Here is a breakdown of the feet and their shoes:
1. Jedediah Island, August 20, 2007, male, right foot, size 12, Adidas sneaker;
2. Gabriola Island, August 26, 2007, male, right foot, size 12, Reebok sneaker;
3. Valdes Island, February 8, 2008, male, right foot, size 10.5, Nike sneaker;
4. Kirkland Island, Fraser River, May 22, 2008, female, right foot, size 7 New Balance sneaker;
5. Westham Island, near mouth of Fraser River, June 16, 2008, male, left foot, Nike size 10.5 sneaker;
[Hoax: Campbell River, June 18, 2008, apparent foot, size 10, Adidas sneaker.]
6. Juan de Fuca Strait, August 1, 2008;
7. Richmond, November 11, 2008, female, left foot, size 7, New Balance sneaker.

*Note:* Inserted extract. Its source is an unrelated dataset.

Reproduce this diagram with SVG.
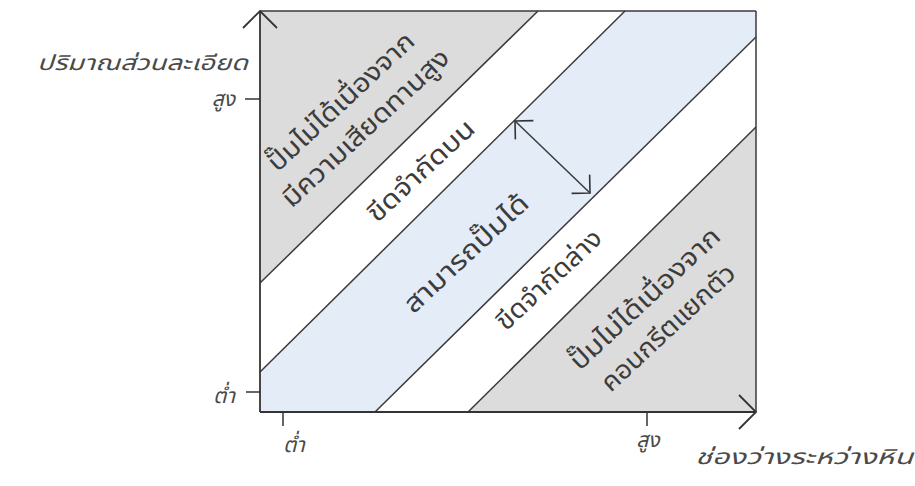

Well, according to the authority on sea trash, Beachcombers Alert!, here is the explanation:
"Where do the feet come from? Most likely from the official tally of 2,400 persons missing in British Columbia. Some of these enter the water where, based on my experience, something like half will sink and half will initially float. Over time, the body separates in a process called disarticulation, at the joints into component parts of arms, legs, torso, hands, fingers and so on for a total of twenty some parts. As the feet bloat they become wedged in the sneaker and if the foot separates from the leg, the sneaker’s buoyance may bring it to the water surface where the shoe-foot becomes a surface drifter that moves around from the combined effects of winds, waves, tides and estuarine currents. Eventually the foot falls out of the shoe, and only the foot-sneaker combination is reported. Single sneakers found on the shore without a foot inside are not newsworthy and thus are not reported.
Why in the Strait of Georgia? My view is that the media have focused attention there because of the initial string of right feet — there is a one in sixteen chance that four right would be found in sequence at random — that beachcombers reported. Over the past decades, I’ve collected accounts of human remains stranded round the world. Feet in sneakers have washed up in my home waters of Puget Sound, but they only rated a column inch or so in local newspapers. There is a high population density around the Strait of Georgia. Once the citizenry learned of feet in sneakers they were on the look out and reported more.
Finally, as disarticulation proceeds, the right and left feet separate from the body. The lefts and rights drift in different directions and so fetch up on different shores."